Super Bowl Conversation Data – Social Media Style

@kevinweil, a member of the analytics team at Twitter updated the corporate blog with a post entitled Super Data.  If you are a data/football nut, go check it out.

For those who do not want to click over to his post, it basically overlays tweets about the game (football related) to tweets about the commercials (ad related).   What the data illustrates is that there was a significant (at least 4x) volume difference between posts about the game than posts about the commercials.  More people were tweeting about Peyton’s interception, 4th and Goal stance by the Saints, and the Colts Touchdown amongst others.

After gazing at the chart, I also derived the following:   after the first hour of the game, the tweets about commercials lessened, even though the majority of commercials hadn’t aired.  If Google wasn’t in the back half of the game, it would have been “relatively” quiet.    There were the obvious spikes about the brands during commercial pods, but there was very little chatter after the commercial pods aired.  Additionally, after half time, the volume of game related conversation far outweighed commercial conversation.  Does this mean that the commercials weren’t that interesting?  Maybe.  Does this mean that since the game was close in score, people were more likely to talk about the actual game?  Maybe.

To paraphrase Kevin, The first @DoritosUSA ad at marker C caused the largest per-minute volume of commercial-related tweets — for the minute following the ad, related tweets were 19% of all tweets we saw, eclipsing even the chatter around the Super Bowl itself for a brief period.

Let me reiterate:  19% of all tweets Twitter saw for the minute following the ad were about @doritosusa.   Considering Doritos strategy was to crowdsource the commercial through social media, I’d imagine that this commercial hit the KPIs established by the agency/brand.

Question:  Could the amplification power of social media/communications platforms surpass the reach of the largest  US media event- the Super Bowl?  Oh wait, it did… and the Super Bowl could command $3MM/commercial?   Hmmm…

Learnings:  As a brand, if you want people to talk about you thru platforms like Twitter, be early in the program/event.

Don’t be a stranger and comment in the comments section… and come say hello on Twitter (@dherman76)

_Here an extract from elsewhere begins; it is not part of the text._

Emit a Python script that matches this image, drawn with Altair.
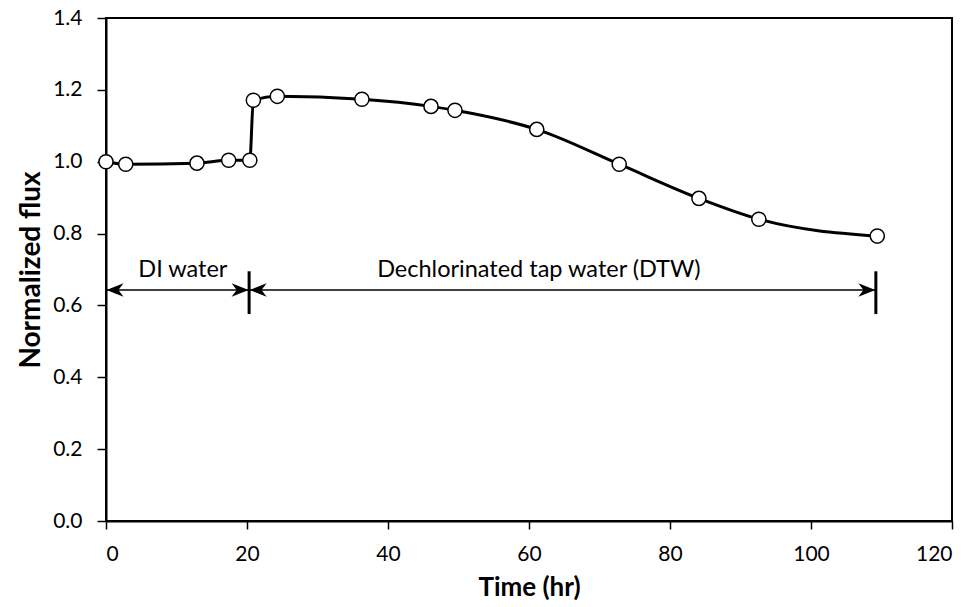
import altair as alt
import pandas as pd

time_hr = [0, 2.8, 12.9, 17.4, 20.4, 20.9, 24.3, 36.3, 46.1, 49.5, 61.1, 72.8, 84.1, 92.6, 109.4]
flux = [1.0, 0.993, 0.996, 1.004, 1.004, 1.171, 1.182, 1.174, 1.154, 1.143, 1.09, 0.993, 0.898, 0.84, 0.793]

seg_x = [0, 20.3, 20.3, 109.2]
seg_label = ["DI water", "Dechlorinated tap water (DTW)"]
label_x = [10.9, 61.4]
arrow_y = 0.643
bar_lo, bar_hi = 0.576, 0.695
label_y = 0.679

FONT = "Lato"

df = pd.DataFrame({"t": time_hr, "f": flux})

xs = alt.Scale(domain=[0, 120], nice=False)
ys = alt.Scale(domain=[0, 1.4], nice=False)

xaxis = alt.Axis(values=[0, 20, 40, 60, 80, 100, 120], title="Time (hr)", grid=False,
                 labelPadding=14, titlePadding=10, tickSize=8, titleFontSize=26)
yaxis = alt.Axis(values=[0, 0.2, 0.4, 0.6, 0.8, 1.0, 1.2, 1.4], format=".1f", title="Normalized flux",
                 grid=False, labelPadding=15, titlePadding=7, tickSize=9, titleFontSize=28)

line = alt.Chart(df).mark_line(color="black", strokeWidth=3, interpolate="monotone").encode(
    x=alt.X("t:Q", scale=xs, axis=xaxis),
    y=alt.Y("f:Q", scale=ys, axis=yaxis),
)
pts = alt.Chart(df).mark_point(shape="circle", filled=True, fill="white", stroke="black",
                               strokeWidth=1.5, size=200, opacity=1).encode(
    x=alt.X("t:Q", scale=xs), y=alt.Y("f:Q", scale=ys))

# horizontal arrow lines
seg_df = pd.DataFrame({"x1": [seg_x[0], seg_x[2]], "x2": [seg_x[1], seg_x[3]], "y": [arrow_y, arrow_y]})
hl = alt.Chart(seg_df).mark_rule(color="black", strokeWidth=1.5).encode(
    x=alt.X("x1:Q", scale=xs), x2="x2:Q", y=alt.Y("y:Q", scale=ys))

# vertical end bars
bar_df = pd.DataFrame({"x": [seg_x[1], seg_x[3]], "y1": [bar_lo, bar_lo], "y2": [bar_hi, bar_hi]})
vb = alt.Chart(bar_df).mark_rule(color="black", strokeWidth=3).encode(
    x=alt.X("x:Q", scale=xs), y=alt.Y("y1:Q", scale=ys), y2="y2:Q")

# arrow heads
left_path = "M-1,0 L1,-0.8 L0.4,0 L1,0.8 Z"
right_path = "M1,0 L-1,-0.8 L-0.4,0 L-1,0.8 Z"
lh_df = pd.DataFrame({"x": [seg_x[0], seg_x[2]], "y": [arrow_y, arrow_y]})
rh_df = pd.DataFrame({"x": [seg_x[1], seg_x[3]], "y": [arrow_y, arrow_y]})
lh = alt.Chart(lh_df).mark_point(shape=left_path, filled=True, fill="black", size=289, opacity=1, xOffset=9).encode(
    x=alt.X("x:Q", scale=xs), y=alt.Y("y:Q", scale=ys))
rh = alt.Chart(rh_df).mark_point(shape=right_path, filled=True, fill="black", size=289, opacity=1, xOffset=-9).encode(
    x=alt.X("x:Q", scale=xs), y=alt.Y("y:Q", scale=ys))

txt_df = pd.DataFrame({"x": label_x, "y": [label_y, label_y], "t": seg_label})
txt = alt.Chart(txt_df).mark_text(font=FONT, fontSize=23.5, baseline="alphabetic", align="center", color="black").encode(
    x=alt.X("x:Q", scale=xs), y=alt.Y("y:Q", scale=ys), text="t:N")

chart = alt.layer(line, pts, hl, vb, lh, rh, txt).properties(
    width=846, height=503,
    autosize=alt.AutoSizeParams(type="none"),
    padding={"left": 106, "top": 18, "right": 22, "bottom": 86},
).configure_view(stroke="black", strokeWidth=2).configure_axis(
    domainColor="black", domainWidth=2, tickColor="black", tickWidth=1.5,
    labelFont=FONT, labelFontSize=21, labelColor="black",
    titleFont=FONT, titleFontWeight="bold", titleColor="black",
)

chart.save("out.html", embed_options={"renderer": "svg", "actions": False})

Tagged as , , , , , , , , , + Categorized as Advertising & Marketing, Technology
  • great link, and interesting to see the amplifying effect of of social media in graphical form. also the takeaways from which ads were successful must provide a good reflection on their creative.
  • colinr23
    This is a great discussion that got me thinking about the transparency between people and technology, and how the power that nation wide occurrences reflect on behavior within social communication environments. How twitter has just become a pellucid form of mass expression.

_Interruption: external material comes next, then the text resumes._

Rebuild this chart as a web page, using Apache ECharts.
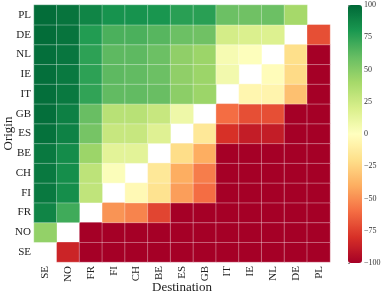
<!DOCTYPE html>
<html><head><meta charset="utf-8">
<script src="https://cdn.jsdelivr.net/npm/echarts@6/dist/echarts.min.js"></script>
<style>html,body{margin:0;padding:0;background:#fff}#c{width:382px;height:297px}</style>
</head><body><div id="c"></div>
<script>
// Category order (x: left to right, y: bottom to top)
const categories = ['SE','NO','FR','FI','CH','BE','ES','GB','IT','IE','NL','DE','PL'];
// Each origin row: values per destination in category order; null = no value
const rowPL = [98, 95, 88, 82, 82, 81, 76, 76, 58, 57, 58, 40, null];
const rowDE = [98, 95, 78, 67, 67, 64, 58, 57, 22, 19, 18, null, -70];
const rowNL = [97, 94, 75, 62, 62, 58, 47, 43, 5, 1, null, -20, -100];
const rowIE = [97, 93, 75, 62, 61, 58, 47, 43, 7, null, -2, -22, -100];
const rowIT = [97, 93, 74, 61, 61, 59, 48, 43, null, -6, -7, -33, -100];
const rowGB = [97, 90, 59, 33, 33, 27, 9, null, -60, -70, -70, -100, -100];
const rowES = [96, 89, 55, 27, 27, 17, null, -15, -80, -88, -88, -100, -100];
const rowBE = [93, 85, 43, 15, 15, null, -21, -40, -100, -100, -100, -100, -100];
const rowCH = [93, 84, 31, 2, null, -15, -40, -55, -100, -100, -100, -100, -100];
const rowFI = [93, 84, 30, null, -4, -18, -45, -60, -100, -100, -100, -100, -100];
const rowFR = [88, 70, null, -48, -53, -73, -100, -100, -100, -100, -100, -100, -100];
const rowNO = [46, null, -100, -100, -100, -100, -100, -100, -100, -100, -100, -100, -100];
const rowSE = [null, -85, -100, -100, -100, -100, -100, -100, -100, -100, -100, -100, -100];
const colorbarTicks = [-100, -75, -50, -25, 0, 25, 50, 75, 100];

const rows = {PL: rowPL, DE: rowDE, NL: rowNL, IE: rowIE, IT: rowIT, GB: rowGB, ES: rowES,
  BE: rowBE, CH: rowCH, FI: rowFI, FR: rowFR, NO: rowNO, SE: rowSE};
const data = [];
categories.forEach((origin, yi) => {
  rows[origin].forEach((v, xi) => {
    if (v !== null) data.push([xi, yi, v]);
  });
});

const serif = 'Liberation Serif';
const chart = echarts.init(document.getElementById('c'), null, {renderer: 'canvas'});
chart.setOption({
  animation: false,
  textStyle: {fontFamily: serif},
  grid: [
    {left: 34, right: 52, top: 5, bottom: 35, containLabel: false, outerBoundsMode: 'none'},
    {left: 348, width: 14, top: 5, height: 258, containLabel: false, outerBoundsMode: 'none'}
  ],
  xAxis: [
    {type: 'category', data: categories, gridIndex: 0,
     axisLine: {show: false}, axisTick: {show: false}, splitLine: {show: false},
     axisLabel: {rotate: 90, fontFamily: serif, fontSize: 11, color: '#222', margin: 4},
     name: 'Destination', nameLocation: 'middle', nameGap: 19, nameMoveOverlap: false,
     nameTextStyle: {fontFamily: serif, fontSize: 13, color: '#222'}},
    {type: 'value', gridIndex: 1, show: false, min: 0, max: 1}
  ],
  yAxis: [
    {type: 'category', data: categories, gridIndex: 0,
     axisLine: {show: false}, axisTick: {show: false}, splitLine: {show: false},
     axisLabel: {fontFamily: serif, fontSize: 11, color: '#222', margin: 3},
     name: 'Origin', nameLocation: 'middle', nameGap: 19, nameRotate: 90, nameMoveOverlap: false,
     nameTextStyle: {fontFamily: serif, fontSize: 13, color: '#222'}},
    {type: 'value', gridIndex: 1, position: 'right', min: -100, max: 100, interval: 25,
     axisLine: {show: false}, splitLine: {show: false},
     axisTick: {show: true, length: 2, lineStyle: {color: '#444', width: 0.6}},
     axisLabel: {fontFamily: serif, fontSize: 8, color: '#333', margin: 2,
       formatter: v => String(v).replace('-', '\u2212')}}
  ],
  visualMap: {
    type: 'continuous', min: -100, max: 100, calculable: false, seriesIndex: 0,
    orient: 'vertical', left: 348, top: 5, itemWidth: 14, itemHeight: 258,
    padding: 0, text: ['', ''], showLabel: false, hoverLink: false,
    inRange: {color: ['#a50026','#d73027','#f46d43','#fdae61','#fee08b','#ffffbf',
                      '#d9ef8b','#a6d96a','#66bd63','#1a9850','#006837']}
  },
  series: [{
    type: 'heatmap', xAxisIndex: 0, yAxisIndex: 0, data: data,
    itemStyle: {borderColor: 'rgba(255,255,255,0.55)', borderWidth: 0.6},
    emphasis: {disabled: true}
  }]
});
</script></body></html>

    It made me think of the most literal form of this - real environmental occurrences reflecting through social expression, and then I looked outside. Today's Doppler Radar (http://bit.ly/ahbZwa) against a Trendsmap 'snow' search today (http://bit.ly/cuaTZR). They're essentially mirroring each other.

    Communication technology is largely becoming this transparent counterpart mapping the reality around us.

    It's like a pendulum, the higher you lift the ball on the side of integrated technology, the higher it swings over towards the volume of communication being created. This line between streaming data and reality are blurring more and more each day. It’s only a matter of time before the pendulum ball is raised so high that it swings in full circle- where the web we live in, and the reality we live on, merge to create one seamless database of universal and limitless access.